Os cientistas da USP José Fillipini e Sabine Eggers iniciaram então uma colaboração com colegas europeus, que tinham expertise em trabalhar com DNA antigo, para saber que tipo de parasitas poderiam ter contaminado os sambaquianos. A geneticista Verena Schünemann, da Universidade de Zurique (Suíça), conseguiu finalmente identificar DNA de Treponema num fragmento de osso, após fazer a triagem de uma centena de amostras.

"Agora a gente sabe com certeza que, 2 mil anos atrás, as pessoas que foram sepultadas em Jabuticabeira tinham essa sífilis endêmica" diz Eggers.

Usando uma técnica de análise chamada relógio molecular, que mede a taxa de mutações genéticas ao longo do tempo, os cientistas compararam o DNA da bactéria achada ali com amostras mais recentes. A partir daí conseguiram uma noção melhor de quão antigas são a sífilis e outras doenças causadas pela Treponema.

"Elas são mais antigas do que a chegada de Colombo às Américas, mas pode também ser 'super antiga', tão velhas quanto a entrada do homem nas Américas, há mais de 12 mil anos" diz a pesquisadora, que se mudou recentemente da USP para o Museu de História Natural de Viena (Áustria).

Quebra-cabeça genético
A descoberta da Treponema em um sambaqui brasileiro, porém, não fecha completamente o quebra-cabeça sobre a trajetória da doença, ainda dificultado por um detalhe. A variante da bactéria que foi achada em solo catarinense não era aquela que causa a sífilis comum venérea, sexualmente transmissível.

A subespécie do micróbio encontrada no sambaqui foi aquela causadora da bejel, uma versão não-venérea da sífilis que está mais presente em países do Oriente Médio, transmitindo-se por contato de mãos ou pele. Não é possível, ainda, afirmar categoricamente que a sífilis venérea já estava nas Américas naquela época.

Pelas contas do relógio molecular, cientistas acreditam que as duas formas de sífilis já estavam bem diferenciadas no século 15, mas não é possível dizer se toda essa família de doenças, que ainda tem mais duas variantes, emergiu antes ou depois da chegada do primeiro humano às Américas. Há hoje uma outra treponematose não-venérea que afeta humanos, a bouba, presente sobretudo na África subsaariana.
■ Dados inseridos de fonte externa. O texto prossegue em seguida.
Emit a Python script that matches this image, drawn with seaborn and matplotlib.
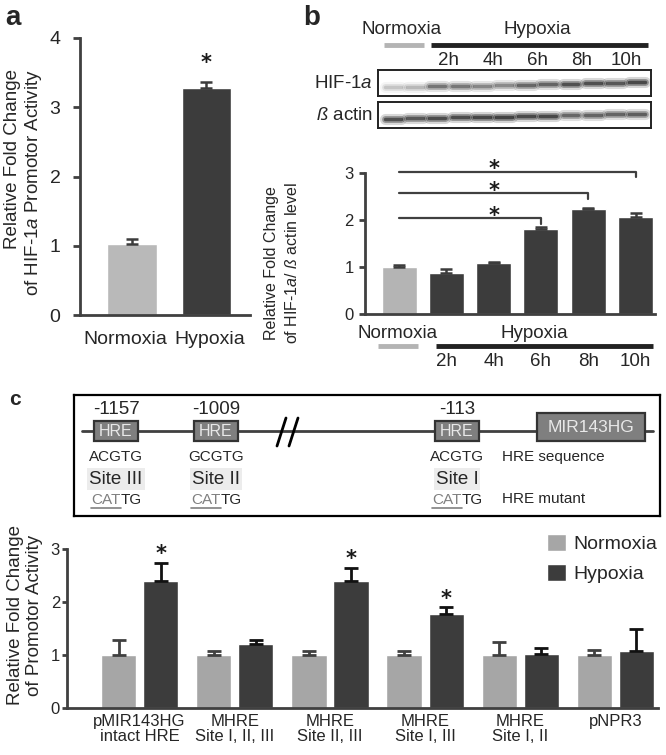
import numpy as np
import pandas as pd
import matplotlib
matplotlib.use('Agg')
import matplotlib.pyplot as plt
import matplotlib.transforms as mtransforms
from matplotlib.patches import Rectangle
import seaborn as sns

# panel a - promotor activity
a_groups = ['Normoxia', 'Hypoxia']
a_mean = [1.02, 3.28]
a_err = [0.08, 0.09]

# panel b - western blot quantification
b_groups = ['Normoxia', '2h', '4h', '6h', '8h', '10h']
b_mean = [1.00, 0.87, 1.09, 1.80, 2.23, 2.07]
b_err = [0.04, 0.08, 0.02, 0.05, 0.02, 0.07]
b_sig_pairs = [(0, 3), (0, 4), (0, 5)]
b_sig_height = [2.04, 2.57, 3.03]
blot_times = ['2h', '4h', '6h', '8h', '10h']
hif_band = [0.22, 0.28, 0.62, 0.60, 0.52, 0.50, 0.70, 0.72, 0.85, 0.85, 0.80, 0.90]
actin_band = [0.85, 0.80, 0.88, 0.88, 0.92, 0.95, 0.90, 0.90, 0.70, 0.72, 0.72, 0.75]

# panel c - HRE mutant constructs
c_constructs = ['pMIR143HG\nintact HRE', 'MHRE\nSite I, II, III', 'MHRE\nSite II, III',
                'MHRE\nSite I, III', 'MHRE\nSite I, II', 'pNPR3']
c_norm = [1.00, 1.00, 1.00, 1.00, 1.00, 1.00]
c_norm_err = [0.29, 0.07, 0.08, 0.07, 0.24, 0.10]
c_hyp = [2.40, 1.21, 2.40, 1.77, 1.02, 1.07]
c_hyp_err = [0.34, 0.07, 0.25, 0.13, 0.11, 0.43]
c_sig = [True, False, True, True, False, False]

hre_pos = ['-1157', '-1009', '-113']
hre_seq = ['ACGTG', 'GCGTG', 'ACGTG']
hre_site = ['Site III', 'Site II', 'Site I']

dark = '#3c3c3c'
light_a = '#b9b9b9'
light_b = '#b4b4b4'
light_c = '#a6a6a6'
axis_col = '#404040'

sns.set_style('ticks')
plt.rcParams['font.family'] = ['Liberation Sans', 'DejaVu Sans']
plt.rcParams['mathtext.fontset'] = 'custom'
plt.rcParams['mathtext.rm'] = 'Liberation Sans'
plt.rcParams['mathtext.it'] = 'Liberation Sans:italic'
plt.rcParams['mathtext.bf'] = 'Liberation Sans:bold'

W, H = 666, 755
fig = plt.figure(figsize=(W / 100, H / 100), dpi=100)


def px_axes(x0, y0, x1, y1):
    return fig.add_axes([x0 / W, 1 - y1 / H, (x1 - x0) / W, (y1 - y0) / H])


def ftext(x, y, s, **kw):
    return fig.text(x / W, 1 - y / H, s, **kw)


def style_axes(ax, fs, tlen, pad):
    sns.despine(ax=ax)
    for s in ['left', 'bottom']:
        ax.spines[s].set_color(axis_col)
        ax.spines[s].set_linewidth(2)
    ax.tick_params(axis='y', length=tlen, width=2, color=axis_col, labelsize=fs, pad=pad)
    ax.tick_params(axis='x', length=0, labelsize=fs)
    ax.set_xlabel('')
    ax.set_ylabel('')


def star(ax, x, y, fs=15):
    # asterisk centred on (x, y)
    ax.annotate('*', xy=(x, y), xytext=(0, -0.57 * fs), textcoords='offset points',
                ha='center', va='baseline', fontsize=fs, fontweight='bold', color='#1a1a1a',
                family='DejaVu Sans', annotation_clip=False)


def bar_centers(ax):
    bars = sorted(ax.patches, key=lambda p: p.get_x())
    return [p.get_x() + p.get_width() / 2 for p in bars]


# ---------------- panel a ----------------
ax_a = px_axes(80, 38, 250, 315)
sns.barplot(x=a_groups, y=a_mean, hue=a_groups, palette=[light_a, dark], width=0.67,
            saturation=1, legend=False, ax=ax_a)
xa = bar_centers(ax_a)
ax_a.errorbar(xa, a_mean, yerr=[np.zeros(len(a_mean)), a_err], fmt='none', ecolor=dark,
              elinewidth=1.8, capsize=4, capthick=1.8)
star(ax_a, xa[1], 3.73)
ax_a.set_xlim(-0.698, 1.584)
ax_a.set_ylim(0, 4)
ax_a.set_yticks([0, 1, 2, 3, 4])
style_axes(ax_a, 14, 5, 9)
ax_a.set_xticks(xa, ['', ''])
tr_a = mtransforms.blended_transform_factory(ax_a.transData, ax_a.transAxes)
for x, g, dx in zip(xa, a_groups, [-0.094, 0.047]):
    ax_a.text(x + dx, -0.09, g, transform=tr_a, ha='center', va='center', fontsize=14)
ftext(24, 69, 'Relative Fold Change\nof HIF-1$\\it{a}$ Promotor Activity', rotation=90,
      ha='center', va='top', multialignment='right', fontsize=13.5, linespacing=1.15)
ftext(5, 25, 'a', fontsize=20, fontweight='bold', va='baseline')

# ---------------- panel b blot ----------------
ax_h = px_axes(378, 70, 651, 96)
ax_ac = px_axes(378, 102, 651, 128)
for axb, band, y0 in [(ax_h, hif_band, 0.33), (ax_ac, actin_band, 0.35)]:
    axb.set_xlim(-0.68, 11.63)
    axb.set_ylim(0, 1)
    axb.set_xticks([])
    axb.set_yticks([])
    for s in axb.spines.values():
        s.set_color('#222222')
        s.set_linewidth(1.4)
    for i, v in enumerate(band):
        yb = y0 + 0.018 * i
        for lw, al in [(8, 0.18), (5, 0.35), (2.5, 0.55)]:
            axb.plot([i - 0.36, i + 0.36], [yb, yb], color='black', lw=lw, alpha=al * v,
                     solid_capstyle='round')
ftext(373, 83, 'HIF-1$\\it{a}$', ha='right', va='center', fontsize=13.5)
ftext(373, 115, '$\\it{ß}$ actin', ha='right', va='center', fontsize=13.5)
tr_h = mtransforms.blended_transform_factory(ax_h.transData, ax_h.transAxes)
ax_h.text(0.4, 2.54, 'Normoxia', transform=tr_h, ha='center', va='center', fontsize=13.5)
ax_h.text(6.5, 2.54, 'Hypoxia', transform=tr_h, ha='center', va='center', fontsize=13.5)
ax_h.plot([-0.4, 1.4], [1.96, 1.96], transform=tr_h, color=light_b, lw=3.5, clip_on=False,
          solid_capstyle='butt')
ax_h.plot([1.71, 11.49], [1.96, 1.96], transform=tr_h, color='#222222', lw=3.5, clip_on=False,
          solid_capstyle='butt')
for k, t in enumerate(blot_times):
    ax_h.text(2 + 2 * k + 0.5, 1.38, t, transform=tr_h, ha='center', va='center', fontsize=13.5)
ftext(303, 25, 'b', fontsize=20, fontweight='bold', va='baseline')

# ---------------- panel b bars ----------------
ax_b = px_axes(365, 173, 655, 314)
sns.barplot(x=b_groups, y=b_mean, hue=b_groups, palette=[light_b] + [dark] * 5, width=0.74,
            saturation=1, legend=False, ax=ax_b)
xb = bar_centers(ax_b)
ax_b.errorbar(xb, b_mean, yerr=[np.zeros(len(b_mean)), b_err], fmt='none', ecolor=dark,
              elinewidth=1.8, capsize=4, capthick=1.8)
for (i, j), h in zip(b_sig_pairs, b_sig_height):
    ax_b.plot([xb[i], xb[j], xb[j]], [h, h, h - 0.12], color=axis_col, lw=1.6, clip_on=False)
    star(ax_b, xb[2], h + 0.18)
ax_b.set_xlim(-0.72, 5.41)
ax_b.set_ylim(0, 3)
ax_b.set_yticks([0, 1, 2, 3])
ax_b.set_xticks([])
style_axes(ax_b, 12, 4, 4)
tr_b = mtransforms.blended_transform_factory(ax_b.transData, ax_b.transAxes)
ax_b.text(xb[0] - 0.04, -0.135, 'Normoxia', transform=tr_b, ha='center', va='center', fontsize=13.5)
ax_b.text(2.85, -0.135, 'Hypoxia', transform=tr_b, ha='center', va='center', fontsize=13.5)
ax_b.plot([xb[0] - 0.44, xb[0] + 0.40], [-0.227, -0.227], transform=tr_b, color=light_b, lw=3.5,
          clip_on=False, solid_capstyle='butt')
ax_b.plot([0.78, 5.37], [-0.227, -0.227], transform=tr_b, color='#222222', lw=3.5,
          clip_on=False, solid_capstyle='butt')
for x, t in zip(xb[1:], b_groups[1:]):
    ax_b.text(x, -0.34, t, transform=tr_b, ha='center', va='center', fontsize=13.5)
ftext(282, 263, 'Relative Fold Change\nof HIF-1$\\it{a}$/ $\\it{ß}$ actin level', rotation=90,
      ha='center', va='center', multialignment='center', fontsize=11.5, linespacing=1.45)

# ---------------- panel c diagram ----------------
ax_d = px_axes(74, 395, 660, 516)
ax_d.set_xlim(74, 660)
ax_d.set_ylim(516, 395)
ax_d.set_xticks([])
ax_d.set_yticks([])
for s in ax_d.spines.values():
    s.set_color('black')
    s.set_linewidth(1.6)
ax_d.plot([82, 653], [431, 431], color=axis_col, lw=2, zorder=1)
for x0 in [277, 289]:
    ax_d.plot([x0, x0 + 9], [446, 418], color='black', lw=2, zorder=3)
hre_x = [116, 216, 457]
r = fig.canvas.get_renderer()
for cx, p, sq, st in zip(hre_x, hre_pos, hre_seq, hre_site):
    ax_d.add_patch(Rectangle((cx - 22, 421), 44, 20, fc='#7f7f7f', ec='#333333', lw=1.6, zorder=2))
    ax_d.text(cx, 431.5, 'HRE', ha='center', va='center', color='#e8e8e8', fontsize=11.5, zorder=3)
    ax_d.text(cx, 409, p, ha='center', va='center', fontsize=13.5)
    ax_d.text(cx, 457, sq, ha='center', va='center', fontsize=11)
    ax_d.text(cx, 479, st, ha='center', va='center', fontsize=13.5,
              bbox=dict(fc='#ececec', ec='none', pad=1.5))
    t_cat = ax_d.text(cx + 4.5, 500, 'CAT', ha='right', va='center', fontsize=11, color='#808080')
    ax_d.text(cx + 4.5, 500, 'TG', ha='left', va='center', fontsize=11)
    bb = t_cat.get_window_extent(renderer=r)
    inv = ax_d.transData.inverted()
    (ux0, _), (ux1, _) = inv.transform([[bb.x0, bb.y0], [bb.x1, bb.y0]])
    ax_d.plot([ux0, ux1], [508, 508], color='#808080', lw=1.2)
ax_d.add_patch(Rectangle((537, 413), 108, 28, fc='#7f7f7f', ec='#333333', lw=1.6, zorder=2))
ax_d.text(591, 427, 'MIR143HG', ha='center', va='center', color='#e8e8e8', fontsize=12.5, zorder=3)
ax_d.text(502, 457, 'HRE sequence', ha='left', va='center', fontsize=11)
ax_d.text(502, 499, 'HRE mutant', ha='left', va='center', fontsize=11)
ftext(9, 405, 'c', fontsize=15, fontweight='bold', va='baseline')

# ---------------- panel c bars ----------------
ax_c = px_axes(67, 549, 658, 708)
df_c = pd.DataFrame({
    'construct': c_constructs * 2,
    'condition': ['Normoxia'] * len(c_constructs) + ['Hypoxia'] * len(c_constructs),
    'value': c_norm + c_hyp,
})
sns.barplot(data=df_c, x='construct', y='value', hue='condition',
            palette={'Normoxia': light_c, 'Hypoxia': dark}, width=0.884, gap=0.163,
            saturation=1, ax=ax_c)
for cont, vals, errs, ecol in zip(ax_c.containers, [c_norm, c_hyp], [c_norm_err, c_hyp_err],
                                  [axis_col, '#111111']):
    xs = [p.get_x() + p.get_width() / 2 for p in cont]
    ax_c.errorbar(xs, vals, yerr=[np.zeros(len(vals)), errs], fmt='none', ecolor=ecol,
                  elinewidth=2, capsize=5, capthick=2)
    if vals is c_hyp:
        for x, v, e, s in zip(xs, vals, errs, c_sig):
            if s:
                star(ax_c, x, v + e + 0.27)
ax_c.set_xlim(-0.763, 5.447)
ax_c.set_ylim(0, 3)
ax_c.set_yticks([0, 1, 2, 3])
style_axes(ax_c, 12, 3.5, 1.5)
ax_c.tick_params(axis='x', pad=4)
for t in ax_c.get_xticklabels():
    t.set_linespacing(1.0)
hnd, lab = ax_c.get_legend_handles_labels()
ax_c.legend(hnd, lab, loc='upper left', bbox_to_anchor=(547 / W, 1 - 534 / H),
            bbox_transform=fig.transFigure, frameon=False, fontsize=14, handlelength=1.0,
            handleheight=1.0, handletextpad=0.35, labelspacing=0.55, borderpad=0, borderaxespad=0)
ftext(25, 615, 'Relative Fold Change\nof Promotor Activity', rotation=90, ha='center',
      va='center', multialignment='center', fontsize=13.5, linespacing=1.15)

fig.savefig('out.png', dpi=100)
Essa presença global das bactérias hoje dificulta o estudo de sua origem. Há registros antigos de Treponema também no México, mas por enquanto eles não ajudam a elucidar todo o problema.

"Essas amostras mexicanas são da época colonial, por volta do século 17, portanto muito mais novas. E elas representam diferentes subespécies, das linhagens causadoras de sífilis venérea e da bouba, então não é possível conectá-las com as descobertas mais recentes" explica Schünemann.

A cientista conta que identificar o genoma da bactéria em laboratório foi extremamente desafiador, porque as moléculas de DNA estavam muito fragmentadas após terem se degradado por séculos. De uma centena de fragmentos ósseos analisados, havia um único com DNA da bactéria bem preservado, que serviu de base para achar o micróbio também em outros.

O estudo dos pesquisadores brasileiros e europeus não resulta, por enquanto, em nenhuma aplicação médica para tratar ou prevenir a sífilis. A doença, que pode evoluir de um cancro genital para formas graves afetando o sistema nervoso e diversos órgãos, possui tratamento.

O trabalho liderado por Schünemann, porém, joga luz sobre a natureza da doença em um momento preocupante, quando a Treponema está começando adquirir mais resistência contra antibióticos. Entender como esse microorganismo evoluiu em contato com humanos pode vir a ser uma informação valiosa para combatê-lo no futuro.